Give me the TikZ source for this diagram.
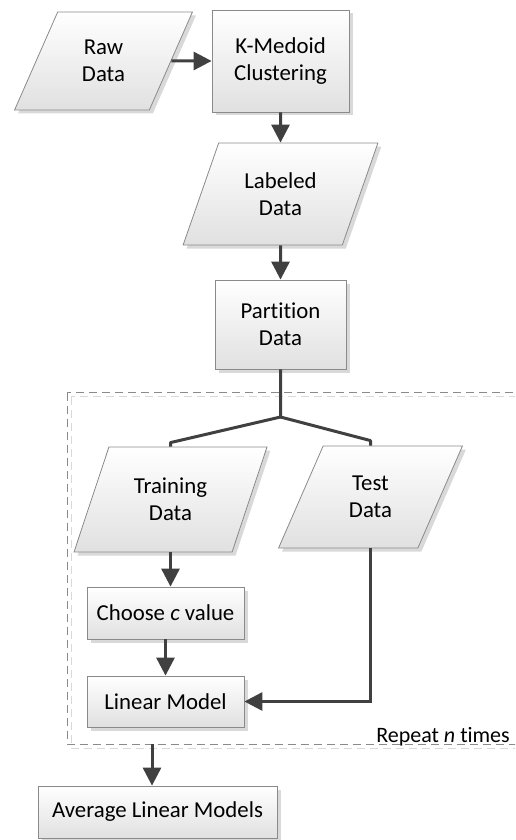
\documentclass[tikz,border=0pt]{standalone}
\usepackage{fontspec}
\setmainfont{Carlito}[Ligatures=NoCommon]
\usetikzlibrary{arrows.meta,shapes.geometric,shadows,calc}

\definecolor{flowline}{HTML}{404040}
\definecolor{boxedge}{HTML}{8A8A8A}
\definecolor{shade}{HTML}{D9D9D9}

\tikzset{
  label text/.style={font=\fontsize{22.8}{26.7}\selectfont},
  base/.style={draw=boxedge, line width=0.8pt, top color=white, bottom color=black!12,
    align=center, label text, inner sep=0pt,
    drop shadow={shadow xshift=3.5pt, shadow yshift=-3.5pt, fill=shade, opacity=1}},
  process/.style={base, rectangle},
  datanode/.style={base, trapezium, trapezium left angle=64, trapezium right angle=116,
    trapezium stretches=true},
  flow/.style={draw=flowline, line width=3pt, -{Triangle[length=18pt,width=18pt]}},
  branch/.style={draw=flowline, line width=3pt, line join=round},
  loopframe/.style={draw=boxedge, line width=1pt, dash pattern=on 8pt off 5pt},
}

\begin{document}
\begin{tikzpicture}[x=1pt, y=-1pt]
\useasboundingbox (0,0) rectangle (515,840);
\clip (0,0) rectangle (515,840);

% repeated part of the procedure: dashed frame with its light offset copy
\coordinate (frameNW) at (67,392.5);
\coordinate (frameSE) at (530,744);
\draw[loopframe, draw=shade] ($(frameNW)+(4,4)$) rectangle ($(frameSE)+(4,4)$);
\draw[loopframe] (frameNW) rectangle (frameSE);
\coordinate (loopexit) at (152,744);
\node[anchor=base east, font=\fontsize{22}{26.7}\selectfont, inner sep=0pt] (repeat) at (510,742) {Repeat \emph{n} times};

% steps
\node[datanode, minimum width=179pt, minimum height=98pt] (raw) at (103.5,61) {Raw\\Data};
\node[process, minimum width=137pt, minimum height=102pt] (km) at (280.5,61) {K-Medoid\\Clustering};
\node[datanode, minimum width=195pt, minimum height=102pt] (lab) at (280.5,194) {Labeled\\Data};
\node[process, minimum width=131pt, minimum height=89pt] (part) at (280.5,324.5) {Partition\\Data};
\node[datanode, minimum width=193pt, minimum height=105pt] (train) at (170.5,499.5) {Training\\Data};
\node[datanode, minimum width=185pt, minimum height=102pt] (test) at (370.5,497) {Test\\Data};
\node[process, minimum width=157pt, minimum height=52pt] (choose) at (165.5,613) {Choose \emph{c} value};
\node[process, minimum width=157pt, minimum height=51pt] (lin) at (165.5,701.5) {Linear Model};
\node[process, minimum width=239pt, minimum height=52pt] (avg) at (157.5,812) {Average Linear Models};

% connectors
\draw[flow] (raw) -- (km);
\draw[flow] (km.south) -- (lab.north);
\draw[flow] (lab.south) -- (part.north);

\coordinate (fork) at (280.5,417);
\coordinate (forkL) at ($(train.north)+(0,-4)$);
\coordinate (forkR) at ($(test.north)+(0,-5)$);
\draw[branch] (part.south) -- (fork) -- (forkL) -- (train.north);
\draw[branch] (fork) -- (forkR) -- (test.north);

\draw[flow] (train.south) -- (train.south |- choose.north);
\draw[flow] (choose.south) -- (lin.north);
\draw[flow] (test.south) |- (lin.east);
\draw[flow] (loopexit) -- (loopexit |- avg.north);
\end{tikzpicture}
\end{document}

- _Goal_: Every line of the data above should be quoted exactly. Omit the pictures.

- _Response to the exercise_:
Give me the TikZ source for this diagram.
\documentclass[tikz,border=0pt]{standalone}
\usepackage{fontspec}
\setmainfont{Carlito}[Ligatures=NoCommon]
\usetikzlibrary{arrows.meta,shapes.geometric,shadows,calc}

\definecolor{flowline}{HTML}{404040}
\definecolor{boxedge}{HTML}{8A8A8A}
\definecolor{shade}{HTML}{D9D9D9}

\tikzset{
  label text/.style={font=\fontsize{22.8}{26.7}\selectfont},
  base/.style={draw=boxedge, line width=0.8pt, top color=white, bottom color=black!12,
    align=center, label text, inner sep=0pt,
    drop shadow={shadow xshift=3.5pt, shadow yshift=-3.5pt, fill=shade, opacity=1}},
  process/.style={base, rectangle},
  datanode/.style={base, trapezium, trapezium left angle=64, trapezium right angle=116,
    trapezium stretches=true},
  flow/.style={draw=flowline, line width=3pt, -{Triangle[length=18pt,width=18pt]}},
  branch/.style={draw=flowline, line width=3pt, line join=round},
  loopframe/.style={draw=boxedge, line width=1pt, dash pattern=on 8pt off 5pt},
}

\begin{document}
\begin{tikzpicture}[x=1pt, y=-1pt]
\useasboundingbox (0,0) rectangle (515,840);
\clip (0,0) rectangle (515,840);

% repeated part of the procedure: dashed frame with its light offset copy
\coordinate (frameNW) at (67,392.5);
\coordinate (frameSE) at (530,744);
\draw[loopframe, draw=shade] ($(frameNW)+(4,4)$) rectangle ($(frameSE)+(4,4)$);
\draw[loopframe] (frameNW) rectangle (frameSE);
\coordinate (loopexit) at (152,744);
\node[anchor=base east, font=\fontsize{22}{26.7}\selectfont, inner sep=0pt] (repeat) at (510,742) {Repeat \emph{n} times};

% steps
\node[datanode, minimum width=179pt, minimum height=98pt] (raw) at (103.5,61) {Raw\\Data};
\node[process, minimum width=137pt, minimum height=102pt] (km) at (280.5,61) {K-Medoid\\Clustering};
\node[datanode, minimum width=195pt, minimum height=102pt] (lab) at (280.5,194) {Labeled\\Data};
\node[process, minimum width=131pt, minimum height=89pt] (part) at (280.5,324.5) {Partition\\Data};
\node[datanode, minimum width=193pt, minimum height=105pt] (train) at (170.5,499.5) {Training\\Data};
\node[datanode, minimum width=185pt, minimum height=102pt] (test) at (370.5,497) {Test\\Data};
\node[process, minimum width=157pt, minimum height=52pt] (choose) at (165.5,613) {Choose \emph{c} value};
\node[process, minimum width=157pt, minimum height=51pt] (lin) at (165.5,701.5) {Linear Model};
\node[process, minimum width=239pt, minimum height=52pt] (avg) at (157.5,812) {Average Linear Models};

% connectors
\draw[flow] (raw) -- (km);
\draw[flow] (km.south) -- (lab.north);
\draw[flow] (lab.south) -- (part.north);

\coordinate (fork) at (280.5,417);
\coordinate (forkL) at ($(train.north)+(0,-4)$);
\coordinate (forkR) at ($(test.north)+(0,-5)$);
\draw[branch] (part.south) -- (fork) -- (forkL) -- (train.north);
\draw[branch] (fork) -- (forkR) -- (test.north);

\draw[flow] (train.south) -- (train.south |- choose.north);
\draw[flow] (choose.south) -- (lin.north);
\draw[flow] (test.south) |- (lin.east);
\draw[flow] (loopexit) -- (loopexit |- avg.north);
\end{tikzpicture}
\end{document}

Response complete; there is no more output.